The hero section
The hero is the top 100vh of your page. It must answer three questions in one glance: What is this? Who is it for? What do I do next? Everything else — history, philosophy, team photos — waits its turn.
- A specific headline (not a slogan).
- A one-sentence subhead that qualifies the audience.
- One primary CTA, unambiguous and above the fold.
- A visual that reinforces the offer — a real photo, a product shot, or a purposeful illustration. Never stock.
Writing the headline
The best small business headlines name the outcome the customer wants, in the customer's own words. "Fast plumbing repair in Haleyville, AL" is worth more than "Quality service you can trust since 1998." Specific always beats abstract.
Calls to action
- One primary CTA per page. Extras dilute the decision.
- Verb + outcome ("Get a free audit", "Request a callback") beats generic ("Learn more", "Submit").
- Repeat the primary CTA at the end of every major section.
- Make it a real button — big enough to tap with a thumb, high enough contrast to pass WCAG AA.
Trust badges
Licenses, certifications, warranties, guarantees, and industry association memberships. Cluster them near the primary CTA so they answer the buyer's last unspoken objection right before the click.
Mobile UX
Seventy percent of local searches happen on mobile. Design mobile-first, then scale up. Tap targets 44px minimum, sticky bottom-bar CTA for calls or forms, no autoplay video with sound, and a header that shrinks — but never disappears — on scroll.
Visual hierarchy
Size, weight, color, and whitespace are the four levers. Use them to force the eye down the page in the order you want: headline, subhead, CTA, proof, secondary content. If everything is emphasized, nothing is.
Images
Real photos of real work outperform every stock image ever taken. If you don't have great photos, get them — a two-hour shoot with a local photographer produces a year of website content. Format matters too: AVIF or WebP, correctly sized, always with dimensions set to prevent layout shift.
Forms
- Ask for the minimum information you actually need. Every extra field costs conversions.
- Label every field. Placeholder-only fields are a WCAG violation and confusing on mobile.
- Use the correct input types (tel, email, number) so mobile keyboards adapt.
- Auto-focus the first field. Submit the form with Enter. Confirm success on the same page.
Performance
A homepage that takes four seconds to load has already lost most of its would-be buyers. Aim for LCP under 2.0s on a mid-tier mobile phone. Every other design decision is downstream of that number.
The psychology behind conversion
Three cognitive shortcuts dominate homepage decisions:
- Cognitive fluency — the easier it is to read and understand, the more the brain rates it trustworthy.
- Social proof — people default to what other people are doing.
- Loss aversion — fear of missing out or making the wrong choice outweighs the pull of a small gain.

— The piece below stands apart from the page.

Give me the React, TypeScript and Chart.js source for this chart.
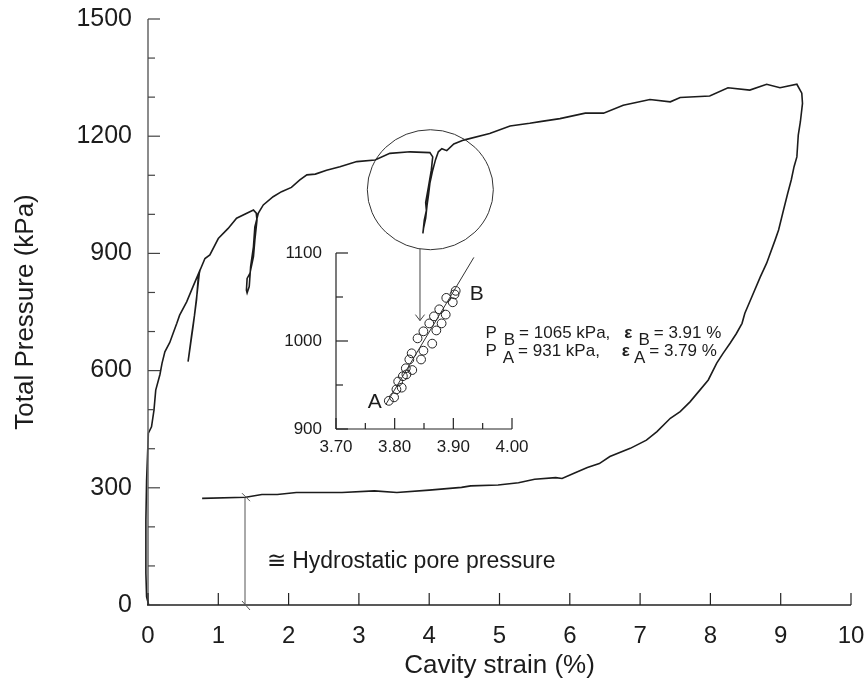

A great homepage designs for all three simultaneously: clear enough to feel obvious, socially validated enough to feel safe, and specific enough to make waiting feel like a loss.
Social proof
Trust is transferred, not claimed. Show it — with real customer names, real photos, review counts pulled from live sources, logo bars of recognizable local businesses you've worked with, and case studies with real numbers. Anonymous or generic testimonials read as fake.